During the course of this year’s Gulf Oil Spill, a lot of media attention was paid to the oil booms used to contain and/or absorb the surface slick. While a small percentage of the sausage-shaped tubes of netting were stuffed with unusual materials such as hair, most of them contained oil-absorbent polypropylene. Now that the Deep Horizon well has been capped, the question of what to do with all that oily plastic arises. It turns out that some of it will find its way into Chevrolet Volts.
In an announcement made this Monday, GM stated that it would be recycling about 100 miles (161 km) worth of used boom material for use in its Volt extended-range electric cars. More specifically, the material will make up 25 percent of the plastic used in parts designed to deflect air around the cars’ radiators. Another 25 percent will come from recycled tires from the company’s Milford Proving Ground vehicle test facility, while the rest will be a mixture of post-consumer plastics and other polymers.
It is estimated that the recycling of the booms will divert over 100,000 pounds (45,359 kg) of plastic from landfills.
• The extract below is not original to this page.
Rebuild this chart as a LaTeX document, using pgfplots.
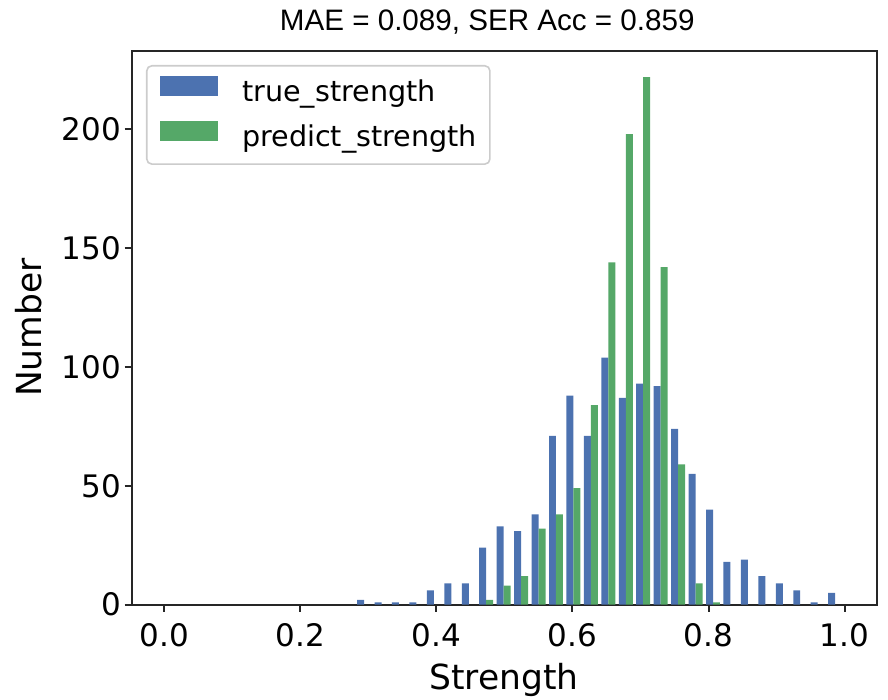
\documentclass[border=0pt]{standalone}
\usepackage{pgfplots}
\pgfplotsset{compat=1.18}
\usepackage{fontspec}
\setmainfont{DejaVu Sans}
\newfontfamily\titlefont{Liberation Sans}
\definecolor{cblue}{HTML}{4C72B0}
\definecolor{cgreen}{HTML}{55A868}
\definecolor{spine}{HTML}{262626}
\begin{document}
\begin{tikzpicture}
\begin{axis}[
  scale only axis,
  width=744.8pt, height=554pt,
  xmin=-0.048, xmax=1.047,
  ymin=0, ymax=233.1,
  axis line style={spine, line width=2pt},
  every tick/.style={spine, line width=2pt},
  tick align=outside,
  major tick length=7pt,
  xtick pos=left, ytick pos=left,
  xtick={0,0.2,0.4,0.6,0.8,1.0},
  ytick={0,50,100,150,200},
  minor tick num=0,
  /pgf/number format/assume math mode=true,
  xticklabel style={/pgf/number format/fixed, /pgf/number format/fixed zerofill, /pgf/number format/precision=1},
  ticklabel style={font=\fontsize{31}{37}\selectfont},
  xticklabel style={anchor=base, yshift=-35pt},
  yticklabel style={anchor=east},
  scaled ticks=false,
  xlabel={Strength},
  ylabel={Number},
  label style={font=\fontsize{34.5}{40}\selectfont},
  xlabel style={at={(axis description cs:0.5,0)}, anchor=base, yshift=-84.6pt},
  ylabel style={at={(axis description cs:-0.1209,0.5)}, anchor=base, rotate=0},
  title={\titlefont MAE = 0.089, SER Acc = 0.859},
  title style={at={(axis description cs:0.4774,1)}, anchor=base, yshift=13.7pt, font=\fontsize{29.6}{34}\selectfont},
  legend cell align=left,
  legend style={
    at={(axis description cs:0,1)}, anchor=north west,
    xshift=14.3pt, yshift=-14.3pt,
    draw=black!20, line width=1.6pt, rounded corners=5pt, fill=white,
    inner xsep=13pt, inner ysep=10.5pt,
    row sep=11.9pt,
    font=\fontsize{28.6}{34}\selectfont,
    nodes={inner sep=0pt, text height=24pt, text depth=7.4pt},
    /tikz/every odd column/.append style={column sep=24.7pt},
  },
]
\addplot[ybar, bar width=0.01026, bar shift=0pt, fill=cblue, draw=none,
  legend image code/.code={\fill[cblue, sharp corners] (0pt,-3pt) rectangle (57.7pt,17pt);}]
coordinates {
(0.28850,2) (0.31415,1) (0.33980,1) (0.36545,1) (0.39110,6) (0.41675,9)
(0.44240,9) (0.46805,24) (0.49370,33) (0.51935,31) (0.54500,38) (0.57065,71)
(0.59630,88) (0.62195,71) (0.64760,104) (0.67325,87) (0.69890,93) (0.72455,92)
(0.75020,74) (0.77585,55) (0.80150,40) (0.82715,18) (0.85280,19) (0.87845,12)
(0.90410,9) (0.92975,6) (0.95540,1) (0.98105,5)
};
\addlegendentry{true\_strength}
\addplot[ybar, bar width=0.01026, bar shift=0pt, fill=cgreen, draw=none,
  legend image code/.code={\fill[cgreen, sharp corners] (0pt,-3pt) rectangle (57.7pt,17pt);}]
coordinates {
(0.47831,2) (0.50396,8) (0.52961,12) (0.55526,32) (0.58091,38) (0.60656,49)
(0.63221,84) (0.65786,144) (0.68351,198) (0.70916,222) (0.73481,142) (0.76046,59)
(0.78611,9) (0.81176,1)
};
\addlegendentry{predict\_strength}
\end{axis}
\pgfresetboundingbox
\path[use as bounding box] (-131.7pt,-95.3pt) rectangle (756.3pt,604.7pt);
\end{tikzpicture}
\end{document}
Several companies were involved in the project. The process began with Heritage Environmental, which collected the boom material from the Louisiana and Alabama coastlines. Using a giant high-speed drum, Mobile Fluid Recovery then spun the material to remove all the oil and water. The cleaned-up plastic was then treated by Lucent Polymers, to prepare it for die-mold production. Finally, GDC Inc. combined the resultant resin with other plastic compounds, and produced the finished components.
GM expects work to continue on the Gulf coast for at least two more months, until the need for assistance in the recycling of oil booms is no longer required. It is expected that enough plastic will ultimately be recovered to supply parts for other models besides the Volt.